Short task: Skip the pictures. Transcribe the rest of the data below without changing a word.

==== Dataset content

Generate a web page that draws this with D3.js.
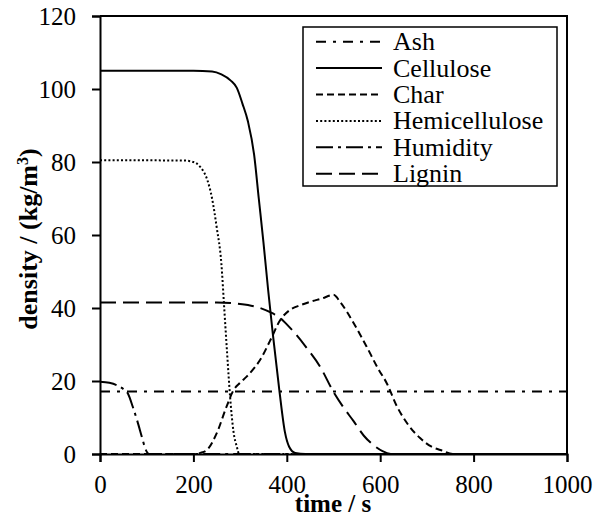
<!DOCTYPE html>
<html><head><meta charset="utf-8">
<script src="https://cdn.jsdelivr.net/npm/d3@7"></script>
<style>body{margin:0;background:#fff}svg{display:block}text{font-family:"Liberation Serif","Times New Roman",serif;fill:#000}</style>
</head><body><svg id="c" width="607" height="526"></svg>
<script>
const seriesNames = ["Ash","Cellulose","Char","Hemicellulose","Humidity","Lignin"];
const xTicks = [0,200,400,600,800,1000];
const yTicks = [0,20,40,60,80,100,120];
const ashT = [0,1000];
const ashV = [17.1,17.1];
const celluloseT = [0,200,240,260,280,293,305,317,330,340,350,360,370,384,396,405,418,440,1000];
const celluloseV = [105,105,104.8,104,102.3,100.3,96,91,82,70,58,45,33,17.5,6,2,0.3,0,0];
const charT = [0,200,215,229,250,271,286,300,314,330,343,364,386,407,430,450,475,500,515,543,571,595,614,636,660,686,710,729,757,1000];
const charV = [0,0,0.3,1.1,5.7,13,17.5,19.5,21.2,23.5,25.8,31,36.7,39.5,40.8,41.7,42.6,43.6,41.5,35.9,29.4,23.5,19.4,13,8,4.3,2,1.1,0,0];
const hemiT = [0,180,200,215,230,240,250,260,266,272,279,286,293,298,1000];
const hemiV = [80.5,80.4,80,78.6,75,70,62,52,40,28,15,6,2,0,0];
const humT = [0,20,40,50,60,70,80,90,97,105,1000];
const humV = [19.8,19.5,18.6,17.8,16.5,13,9,4.5,1.5,0,0];
const ligninT = [0,250,300,343,370,386,400,418,440,471,500,520,543,565,585,605,625,1000];
const ligninV = [41.5,41.5,41.1,40,38.5,37.3,35.5,33,29.5,24,17,13,9,5,2.5,0.8,0,0];

const styles = {
  Ash:{dash:"10,7,3,7"},
  Cellulose:{dash:null},
  Char:{dash:"7,4"},
  Hemicellulose:{dash:"2,2.2"},
  Humidity:{dash:"17,5,3,5"},
  Lignin:{dash:"16,7"}
};
const seriesData = {
  Ash: ashT.map((t,i)=>({t,v:ashV[i]})),
  Cellulose: celluloseT.map((t,i)=>({t,v:celluloseV[i]})),
  Char: charT.map((t,i)=>({t,v:charV[i]})),
  Hemicellulose: hemiT.map((t,i)=>({t,v:hemiV[i]})),
  Humidity: humT.map((t,i)=>({t,v:humV[i]})),
  Lignin: ligninT.map((t,i)=>({t,v:ligninV[i]}))
};

const L=100,R=567,T=16,B=454;
const FF='"Liberation Serif","Times New Roman",serif';
const svg=d3.select("#c");
const x=d3.scaleLinear().domain([0,1000]).range([L,R]);
const y=d3.scaleLinear().domain([0,120]).range([B,T]);

const line=d3.line().x(d=>x(d.t)).y(d=>y(d.v)).curve(d3.curveMonotoneX);
const g=svg.append("g");
seriesNames.forEach(n=>{
  g.append("path").datum(seriesData[n]).attr("d",line)
   .attr("fill","none").attr("stroke","#000").attr("stroke-width",2)
   .attr("stroke-dasharray",styles[n].dash);
});

svg.append("path").attr("d",`M${L},${T}H${R}V${B}`).attr("fill","none").attr("stroke","#000").attr("stroke-width",2);

const xa=svg.append("g").attr("transform",`translate(0,${B})`)
  .call(d3.axisBottom(x).tickValues(xTicks).tickSize(8).tickPadding(13).tickFormat(d3.format("d")));
const ya=svg.append("g").attr("transform",`translate(${L},0)`)
  .call(d3.axisLeft(y).tickValues(yTicks).tickSize(8).tickPadding(16).tickFormat(d3.format("d")));
[xa,ya].forEach(a=>{
  a.attr("font-family",FF);
  a.select(".domain").attr("stroke-width",2);
  a.selectAll(".tick line").attr("stroke-width",2);
  a.selectAll("text").style("font-size","25px").style("font-family",FF);
});

svg.append("text").attr("x",333).attr("y",512).attr("text-anchor","middle")
  .style("font-family",FF).style("font-size","25px").style("font-weight","bold").text("time / s");
const yt=svg.append("text").attr("transform",`translate(37,239) rotate(-90)`).attr("text-anchor","middle")
  .style("font-family",FF).style("font-size","26px").style("font-weight","bold");
yt.append("tspan").text("density / (kg/m");
yt.append("tspan").attr("dy",-9).style("font-size","16px").text("3");
yt.append("tspan").attr("dy",9).text(")");

const lg=svg.append("g");
lg.append("rect").attr("x",303).attr("y",27).attr("width",254).attr("height",159)
  .attr("fill","#fff").attr("stroke","#000").attr("stroke-width",1.5);
const ly0=41.7, lstep=26.4;
seriesNames.forEach((n,i)=>{
  const yy=ly0+i*lstep;
  lg.append("line").attr("x1",316).attr("x2",382).attr("y1",yy).attr("y2",yy)
    .attr("stroke","#000").attr("stroke-width",2).attr("stroke-dasharray",styles[n].dash);
  lg.append("text").attr("x",393).attr("y",yy+8.5).style("font-family",FF).style("font-size","26px").text(n);
});
</script></body></html>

========

Exercise answer:
Generate a web page that draws this with D3.js.
<!DOCTYPE html>
<html><head><meta charset="utf-8">
<script src="https://cdn.jsdelivr.net/npm/d3@7"></script>
<style>body{margin:0;background:#fff}svg{display:block}text{font-family:"Liberation Serif","Times New Roman",serif;fill:#000}</style>
</head><body><svg id="c" width="607" height="526"></svg>
<script>
const seriesNames = ["Ash","Cellulose","Char","Hemicellulose","Humidity","Lignin"];
const xTicks = [0,200,400,600,800,1000];
const yTicks = [0,20,40,60,80,100,120];
const ashT = [0,1000];
const ashV = [17.1,17.1];
const celluloseT = [0,200,240,260,280,293,305,317,330,340,350,360,370,384,396,405,418,440,1000];
const celluloseV = [105,105,104.8,104,102.3,100.3,96,91,82,70,58,45,33,17.5,6,2,0.3,0,0];
const charT = [0,200,215,229,250,271,286,300,314,330,343,364,386,407,430,450,475,500,515,543,571,595,614,636,660,686,710,729,757,1000];
const charV = [0,0,0.3,1.1,5.7,13,17.5,19.5,21.2,23.5,25.8,31,36.7,39.5,40.8,41.7,42.6,43.6,41.5,35.9,29.4,23.5,19.4,13,8,4.3,2,1.1,0,0];
const hemiT = [0,180,200,215,230,240,250,260,266,272,279,286,293,298,1000];
const hemiV = [80.5,80.4,80,78.6,75,70,62,52,40,28,15,6,2,0,0];
const humT = [0,20,40,50,60,70,80,90,97,105,1000];
const humV = [19.8,19.5,18.6,17.8,16.5,13,9,4.5,1.5,0,0];
const ligninT = [0,250,300,343,370,386,400,418,440,471,500,520,543,565,585,605,625,1000];
const ligninV = [41.5,41.5,41.1,40,38.5,37.3,35.5,33,29.5,24,17,13,9,5,2.5,0.8,0,0];

const styles = {
  Ash:{dash:"10,7,3,7"},
  Cellulose:{dash:null},
  Char:{dash:"7,4"},
  Hemicellulose:{dash:"2,2.2"},
  Humidity:{dash:"17,5,3,5"},
  Lignin:{dash:"16,7"}
};
const seriesData = {
  Ash: ashT.map((t,i)=>({t,v:ashV[i]})),
  Cellulose: celluloseT.map((t,i)=>({t,v:celluloseV[i]})),
  Char: charT.map((t,i)=>({t,v:charV[i]})),
  Hemicellulose: hemiT.map((t,i)=>({t,v:hemiV[i]})),
  Humidity: humT.map((t,i)=>({t,v:humV[i]})),
  Lignin: ligninT.map((t,i)=>({t,v:ligninV[i]}))
};

const L=100,R=567,T=16,B=454;
const FF='"Liberation Serif","Times New Roman",serif';
const svg=d3.select("#c");
const x=d3.scaleLinear().domain([0,1000]).range([L,R]);
const y=d3.scaleLinear().domain([0,120]).range([B,T]);

const line=d3.line().x(d=>x(d.t)).y(d=>y(d.v)).curve(d3.curveMonotoneX);
const g=svg.append("g");
seriesNames.forEach(n=>{
  g.append("path").datum(seriesData[n]).attr("d",line)
   .attr("fill","none").attr("stroke","#000").attr("stroke-width",2)
   .attr("stroke-dasharray",styles[n].dash);
});

svg.append("path").attr("d",`M${L},${T}H${R}V${B}`).attr("fill","none").attr("stroke","#000").attr("stroke-width",2);

const xa=svg.append("g").attr("transform",`translate(0,${B})`)
  .call(d3.axisBottom(x).tickValues(xTicks).tickSize(8).tickPadding(13).tickFormat(d3.format("d")));
const ya=svg.append("g").attr("transform",`translate(${L},0)`)
  .call(d3.axisLeft(y).tickValues(yTicks).tickSize(8).tickPadding(16).tickFormat(d3.format("d")));
[xa,ya].forEach(a=>{
  a.attr("font-family",FF);
  a.select(".domain").attr("stroke-width",2);
  a.selectAll(".tick line").attr("stroke-width",2);
  a.selectAll("text").style("font-size","25px").style("font-family",FF);
});

svg.append("text").attr("x",333).attr("y",512).attr("text-anchor","middle")
  .style("font-family",FF).style("font-size","25px").style("font-weight","bold").text("time / s");
const yt=svg.append("text").attr("transform",`translate(37,239) rotate(-90)`).attr("text-anchor","middle")
  .style("font-family",FF).style("font-size","26px").style("font-weight","bold");
yt.append("tspan").text("density / (kg/m");
yt.append("tspan").attr("dy",-9).style("font-size","16px").text("3");
yt.append("tspan").attr("dy",9).text(")");

const lg=svg.append("g");
lg.append("rect").attr("x",303).attr("y",27).attr("width",254).attr("height",159)
  .attr("fill","#fff").attr("stroke","#000").attr("stroke-width",1.5);
const ly0=41.7, lstep=26.4;
seriesNames.forEach((n,i)=>{
  const yy=ly0+i*lstep;
  lg.append("line").attr("x1",316).attr("x2",382).attr("y1",yy).attr("y2",yy)
    .attr("stroke","#000").attr("stroke-width",2).attr("stroke-dasharray",styles[n].dash);
  lg.append("text").attr("x",393).attr("y",yy+8.5).style("font-family",FF).style("font-size","26px").text(n);
});
</script></body></html>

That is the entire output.